2026-05-02 11:27:29 133

5 Answers

Mitchell
Mitchell
2026-05-03 12:45:38
What if the hardest thing about consciousness is how simple it is? Advaita says we miss it because we’re too busy focusing on the content (thoughts, sensations) instead of the context—awareness itself. It’s like fish searching for water while swimming in it. The Upanishads use riddles to shake us awake: 'The ear can’t hear it, but it’s what hears the ear.' Trippy, right? Modern 'hard problem' debates feel like reinventing Advaita’s wheel with fMRI machines.
Franklin
Franklin
2026-05-04 00:09:29
Let’s cut through the Sanskrit jargon—Advaita’s view of consciousness is basically the ultimate plot twist in the story of 'you.' It says the 'I' you think you are (the one stressing about bills or binge-watching 'Stranger Things') is a tiny ripple in a cosmic ocean of awareness. Brahman isn’t a god on a throne; it’s more like the blank canvas all of reality gets painted on. The kicker? You’re not in consciousness; you are it, wearing a temporary human suit. Modern neuroscience debates qualia and neural correlates, but Advaita shrugs and says, 'Bro, even the debate is happening within consciousness.' It’s kinda like how 'The Matrix' hints at a deeper reality, but Advaita goes full meta—no red pills needed because illusion and truth are two sides of the same coin. I once got into a 3 AM dorm argument about this: if consciousness is fundamental, does that make my laptop sentient? My philosophy major friend groaned, but the question still haunts me.
Logan
Logan
2026-05-04 02:58:03
Picture staring into a mirror, then realizing the mirror itself is made of your reflection—that’s Advaita’s consciousness in a nutshell. It rejects the Western mind-body split entirely. Instead of 'I think, therefore I am,' it’s 'I am, therefore thinking happens.' The 'I' here isn’t your personality or memories; it’s the silent witness behind all experience. Even 'emptiness' in Buddhism feels active compared to this—Brahman’s more like a luminous void that contains duality. I once tried explaining this to my grandma using her favorite soap opera: 'The characters seem real, but the TV’s just glowing pixels.' She nodded and said, 'So God’s the electricity?' Close enough!
Samuel
Samuel
2026-05-05 03:28:36
Advaita Vedanta flips the script on everyday assumptions. We grow up thinking 'I’m a body with a mind that experiences things,' but it argues the opposite: consciousness isn’t generated by the brain—it’s the other way around. The physical world emerges from awareness, like a dream unfolding from the dreamer. Take a rainbow: we know it’s just light refracting, but Advaita would say even the light depends on a perceiver. No consciousness? No rainbow, no mountains, no Netflix. It’s not solipsism, though; it’s more like everything shares one 'screen' of awareness. When I first heard this, I kept staring at my hands like, 'Wait, this is Brahman?' Still blows my mind.
Eva
Eva
2026-05-07 15:23:15
Ever since I stumbled upon Advaita Vedanta while digging into Eastern philosophies, its take on consciousness has stuck with me. It’s not just some abstract idea—it feels like peeling back layers of reality. The core idea? Consciousness isn’t something your brain 'produces'; it’s the fundamental fabric of existence itself, what they call 'Brahman.' Imagine realizing the movie screen isn’t just showing images but is the source of everything you see. That’s Brahman—pure, undivided awareness. Atman (your true self) isn’t separate from it; it’s like a wave realizing it’s actually the ocean. The mind-body stuff we obsess over? Just a temporary play of Maya (illusion). When I first read the 'Tat Tvam Asi' ('You are That') mantra in the Upanishads, it hit me like a lightning bolt—this isn’t philosophy; it’s an invitation to experience oneness.
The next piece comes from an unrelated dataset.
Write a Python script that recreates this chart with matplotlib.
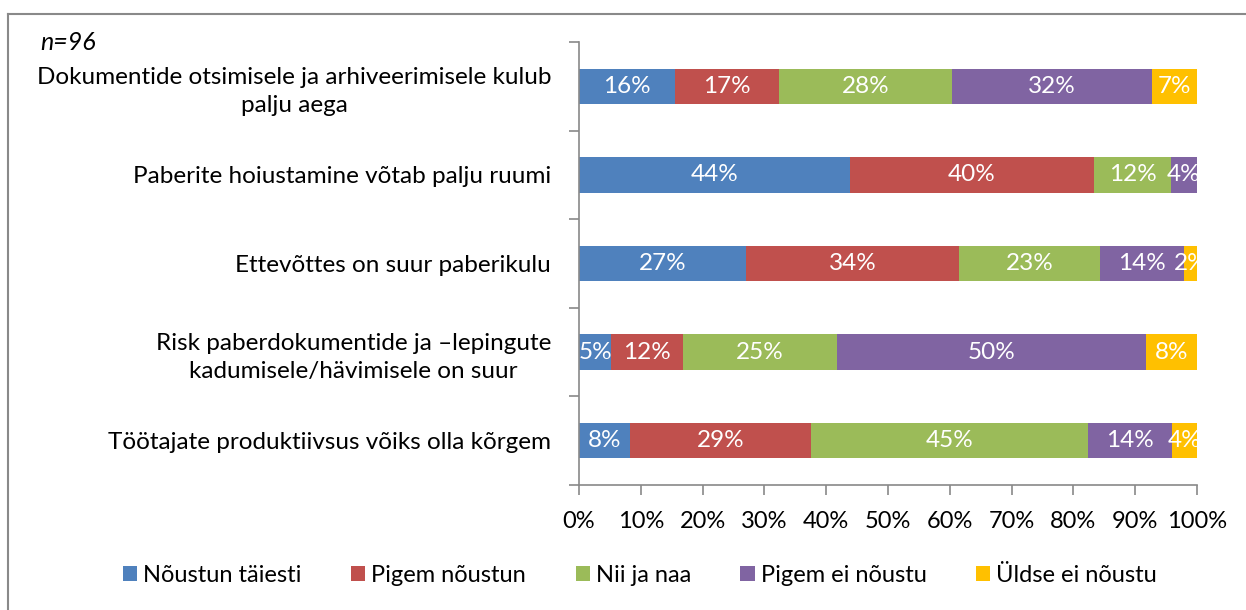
import numpy as np
import matplotlib
matplotlib.use("Agg")
import matplotlib.pyplot as plt
from matplotlib.lines import Line2D

plt.rcParams['font.family'] = ['Lato', 'DejaVu Sans']

# Andmed (protsent vastajatest, n=96)
categories = [
    "Dokumentide otsimisele ja arhiveerimisele kulub\npalju aega",
    "Paberite hoiustamine võtab palju ruumi",
    "Ettevõttes on suur paberikulu",
    "Risk paberdokumentide ja –lepingute\nkadumisele/hävimisele on suur",
    "Töötajate produktiivsus võiks olla kõrgem",
]
series_names = ["Nõustun täiesti", "Pigem nõustun", "Nii ja naa", "Pigem ei nõustu", "Üldse ei nõustu"]
noustun_taiesti = [15.6, 43.8, 27.1, 5.2, 8.3]
pigem_noustun = [16.7, 39.6, 34.4, 11.6, 29.2]
nii_ja_naa = [28.1, 12.4, 22.8, 24.9, 44.8]
pigem_ei_noustu = [32.3, 4.2, 13.6, 50.0, 13.6]
uldse_ei_noustu = [7.3, 0.0, 2.1, 8.3, 4.1]
x_ticks = [0, 10, 20, 30, 40, 50, 60, 70, 80, 90, 100]

colors = ["#4F81BD", "#C0504D", "#9BBB59", "#8064A2", "#FFC000"]

series = [noustun_taiesti, pigem_noustun, nii_ja_naa, pigem_ei_noustu, uldse_ei_noustu]

fig = plt.figure(figsize=(12.46, 6.10), dpi=100)
ax = fig.add_axes([579 / 1246, 1 - 485 / 610, (1197 - 579) / 1246, (485 - 42) / 610])

y = np.arange(len(categories))
left = np.zeros(len(categories))
for name, vals, col in zip(series_names, series, colors):
    pct = np.array(vals)
    bars = ax.barh(y, pct, left=left, height=0.4, color=col, label=name)
    for b, p in zip(bars, pct):
        if p > 0:
            ax.text(b.get_x() + b.get_width() / 2, b.get_y() + b.get_height() / 2,
                    "%.0f%%" % p, ha="center", va="center", color="white", fontsize=17.5)
    left += pct

ax.set_xlim(0, 100)
ax.set_ylim(len(categories) - 0.5, -0.5)
ax.set_xticks(x_ticks)
ax.set_xticklabels(["%d%%" % t for t in x_ticks], fontsize=17)
ax.set_yticks(y)
ax.set_yticklabels(categories, fontsize=17.5, multialignment="center", linespacing=1.4)
ax.set_yticks(np.arange(-0.5, len(categories)), minor=True)
ax.tick_params(axis="y", which="major", length=0, pad=20)
ax.tick_params(axis="y", which="minor", length=7, color="#898989", width=1.2)
ax.tick_params(axis="x", length=7, color="#898989", width=1.2, pad=12)

for s in ["top", "right"]:
    ax.spines[s].set_visible(False)
for s in ["left", "bottom"]:
    ax.spines[s].set_color("#898989")
    ax.spines[s].set_linewidth(1.2)

fig.text(40 / 1246, 1 - 43 / 610, "n=96", fontsize=18, style="italic", va="center", ha="left")

ax.legend(loc="center", bbox_to_anchor=(640 / 1246, 1 - 575 / 610),
          bbox_transform=fig.transFigure, ncol=5, frameon=False, fontsize=17,
          handlelength=0.6, handleheight=0.6, handletextpad=0.25, columnspacing=2.1)

# raam ümber joonise
fig.add_artist(Line2D([8 / 1246, 8 / 1246], [0, 1 - 14 / 610], transform=fig.transFigure,
                      color="#898989", lw=1.5))
fig.add_artist(Line2D([8 / 1246, 1], [1 - 14 / 610, 1 - 14 / 610], transform=fig.transFigure,
                      color="#898989", lw=1.5))

fig.savefig("out.png", dpi=100, facecolor="white")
What’s wild is how practical this gets. Advaita doesn’t just theorize; it demands self-inquiry. Asking 'Who am I?' isn’t rhetorical—you’re supposed to dismantle every assumed identity until only awareness remains. I tried meditating on this during a chaotic week, and weirdly, the stress felt less personal, like clouds passing through a sky I suddenly remembered was infinite. Critics call it nihilistic, but to me, it’s the opposite: if everything’s consciousness, even my coffee mug is vibrating with sacredness. Ramana Maharshi’s quiet presence or Adi Shankara’s fierce debates—both point to the same truth: you’re already what you’re seeking.